Source: Can American Democracy Survive the Age of Oligarchs? – Factkeepers.com
things I copied clipped while reading this. could this be a contributor to the stagnant wage growth since the 1970s,:
It’s a phenomenon that’s popping up worldwide. In a new book, The Oligarch’s Grip, authors David Lingelbach and Valentina Rodríguez Guerra take the definition of “oligarch” beyond the common understanding of a person who’s morbidly rich.
“The book distinguishes various types of oligarchs. ‘Business oligarchs’ like Musk turn wealth into political power, while ‘political oligarchs’ go the other way. A classic example of the latter, says the book, is Vladimir Putin, ‘a billionaire with nuclear weapons’. Oligarch presidents have decision-making power, oligarch influencers such as Rupert Murdoch, Charles Koch and George Soros set agendas, while platform owners such as Musk, Mark Zuckerberg and Google’s Larry Page have rewired the information streams that flow into our brains.”
The top tax rate was generally around 90 percent, giving the very wealthy an incentive to leave their money in their businesses and pay their employees well.

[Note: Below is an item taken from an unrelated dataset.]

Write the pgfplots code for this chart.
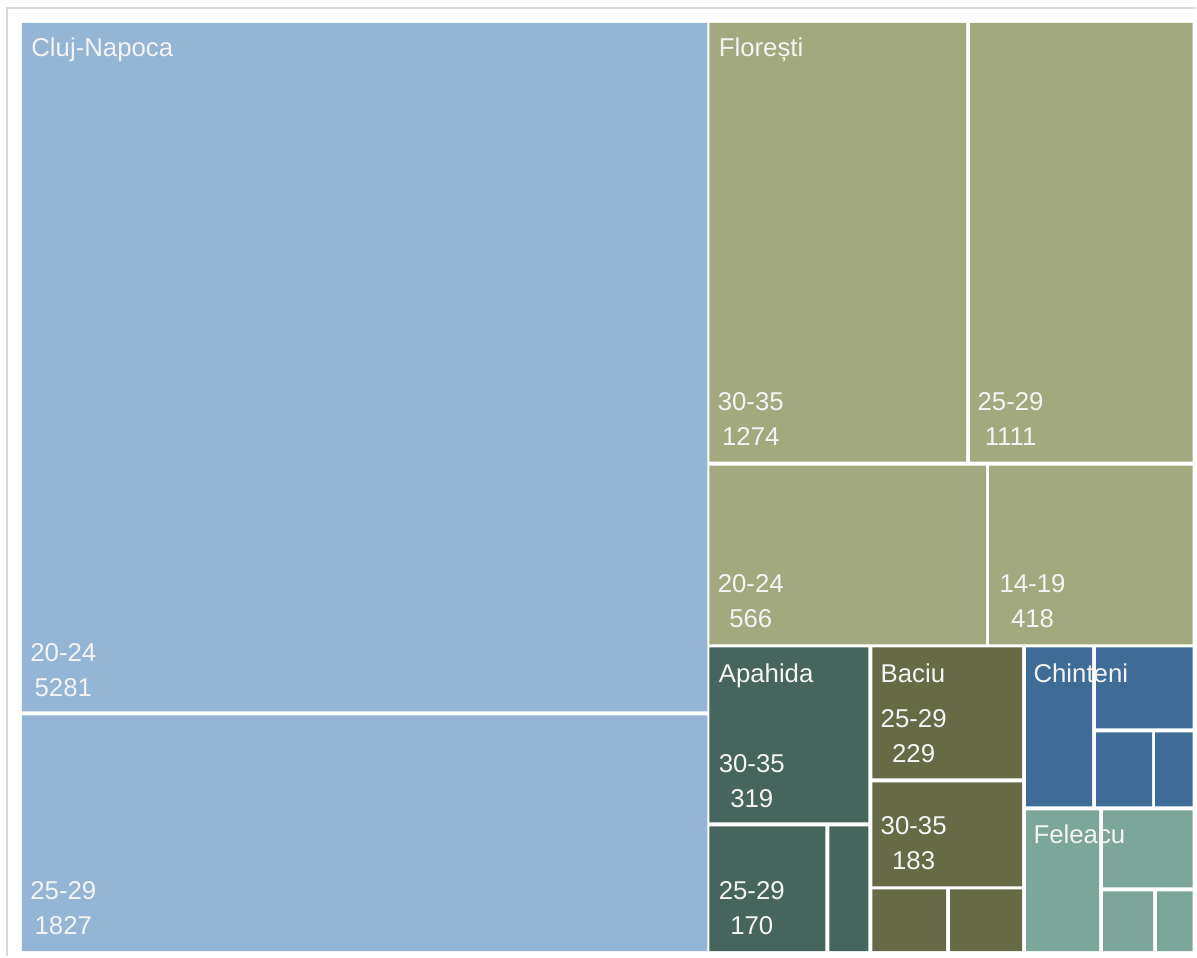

Which is why from the 1930s through the end of the 1970s the American middle class grew in both numbers and wealth faster than any the world had ever seen.
But then in the 1970s five Republicans on the Supreme Court, for the first time in American history, began the process of legalizing political bribery, first ruling that laws limiting big money in politics were suppressing the “free speech” rights of billionaires (1976) and then extending that “right to bribe” to corporations as well (1978).
That Citizens United decision blew open the doors to oligarchy in America.